▸ ENTRIES SUPPLIED
※ ※ ※
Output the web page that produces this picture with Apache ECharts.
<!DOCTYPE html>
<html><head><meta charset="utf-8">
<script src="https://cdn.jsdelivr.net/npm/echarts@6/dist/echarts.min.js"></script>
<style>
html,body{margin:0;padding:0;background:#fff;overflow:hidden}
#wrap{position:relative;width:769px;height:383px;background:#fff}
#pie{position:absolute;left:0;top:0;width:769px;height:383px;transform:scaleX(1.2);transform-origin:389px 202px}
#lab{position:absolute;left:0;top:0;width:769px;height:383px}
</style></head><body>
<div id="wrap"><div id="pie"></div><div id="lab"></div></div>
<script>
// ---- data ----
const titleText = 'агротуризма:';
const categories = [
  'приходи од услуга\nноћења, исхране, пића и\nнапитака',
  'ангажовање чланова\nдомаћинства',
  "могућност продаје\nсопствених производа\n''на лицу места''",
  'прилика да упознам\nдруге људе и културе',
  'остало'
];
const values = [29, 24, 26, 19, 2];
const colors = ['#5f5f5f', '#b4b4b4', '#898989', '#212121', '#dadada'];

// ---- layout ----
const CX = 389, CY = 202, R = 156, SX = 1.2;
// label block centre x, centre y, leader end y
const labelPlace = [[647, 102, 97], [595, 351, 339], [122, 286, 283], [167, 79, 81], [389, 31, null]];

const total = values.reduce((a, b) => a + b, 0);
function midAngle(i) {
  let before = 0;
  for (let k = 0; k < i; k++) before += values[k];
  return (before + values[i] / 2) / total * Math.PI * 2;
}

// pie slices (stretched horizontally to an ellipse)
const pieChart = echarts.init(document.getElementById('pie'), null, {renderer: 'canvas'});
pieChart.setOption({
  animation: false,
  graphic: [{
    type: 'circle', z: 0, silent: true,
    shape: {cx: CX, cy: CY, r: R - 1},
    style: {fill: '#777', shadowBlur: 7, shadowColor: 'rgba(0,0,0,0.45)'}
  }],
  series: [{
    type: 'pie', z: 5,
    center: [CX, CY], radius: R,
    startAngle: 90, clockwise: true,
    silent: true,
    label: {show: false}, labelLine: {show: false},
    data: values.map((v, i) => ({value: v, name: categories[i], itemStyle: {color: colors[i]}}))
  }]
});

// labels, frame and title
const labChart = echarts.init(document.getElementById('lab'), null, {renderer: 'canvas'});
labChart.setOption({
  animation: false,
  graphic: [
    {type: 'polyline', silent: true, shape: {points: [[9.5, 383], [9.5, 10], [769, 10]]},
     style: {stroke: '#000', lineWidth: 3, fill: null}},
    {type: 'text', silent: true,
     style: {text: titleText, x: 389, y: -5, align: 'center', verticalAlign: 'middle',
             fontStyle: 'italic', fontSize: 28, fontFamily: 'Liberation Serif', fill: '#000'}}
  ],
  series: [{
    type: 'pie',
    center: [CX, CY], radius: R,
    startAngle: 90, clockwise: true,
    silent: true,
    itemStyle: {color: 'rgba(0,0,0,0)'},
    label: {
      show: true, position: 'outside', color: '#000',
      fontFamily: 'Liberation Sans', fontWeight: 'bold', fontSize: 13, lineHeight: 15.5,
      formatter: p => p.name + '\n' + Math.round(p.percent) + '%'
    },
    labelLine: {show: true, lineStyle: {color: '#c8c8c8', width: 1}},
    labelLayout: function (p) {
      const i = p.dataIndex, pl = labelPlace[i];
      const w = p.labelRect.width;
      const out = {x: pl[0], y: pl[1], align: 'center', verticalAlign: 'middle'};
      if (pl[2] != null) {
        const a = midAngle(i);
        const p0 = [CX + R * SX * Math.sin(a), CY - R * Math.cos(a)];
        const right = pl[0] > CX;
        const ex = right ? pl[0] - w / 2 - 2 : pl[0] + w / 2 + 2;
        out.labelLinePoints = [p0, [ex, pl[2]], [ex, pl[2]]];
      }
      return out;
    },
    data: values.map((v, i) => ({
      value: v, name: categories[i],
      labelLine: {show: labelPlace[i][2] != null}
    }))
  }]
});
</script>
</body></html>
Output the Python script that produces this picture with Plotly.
※ ※ ※
▸ WHAT YOU HAVE TO DO
From the first line of the records above to the line that contains "[389, 31, null]];", quote each line exactly.

▸ SOLVED EXERCISE
Output the web page that produces this picture with Apache ECharts.
<!DOCTYPE html>
<html><head><meta charset="utf-8">
<script src="https://cdn.jsdelivr.net/npm/echarts@6/dist/echarts.min.js"></script>
<style>
html,body{margin:0;padding:0;background:#fff;overflow:hidden}
#wrap{position:relative;width:769px;height:383px;background:#fff}
#pie{position:absolute;left:0;top:0;width:769px;height:383px;transform:scaleX(1.2);transform-origin:389px 202px}
#lab{position:absolute;left:0;top:0;width:769px;height:383px}
</style></head><body>
<div id="wrap"><div id="pie"></div><div id="lab"></div></div>
<script>
// ---- data ----
const titleText = 'агротуризма:';
const categories = [
  'приходи од услуга\nноћења, исхране, пића и\nнапитака',
  'ангажовање чланова\nдомаћинства',
  "могућност продаје\nсопствених производа\n''на лицу места''",
  'прилика да упознам\nдруге људе и културе',
  'остало'
];
const values = [29, 24, 26, 19, 2];
const colors = ['#5f5f5f', '#b4b4b4', '#898989', '#212121', '#dadada'];

// ---- layout ----
const CX = 389, CY = 202, R = 156, SX = 1.2;
// label block centre x, centre y, leader end y
const labelPlace = [[647, 102, 97], [595, 351, 339], [122, 286, 283], [167, 79, 81], [389, 31, null]];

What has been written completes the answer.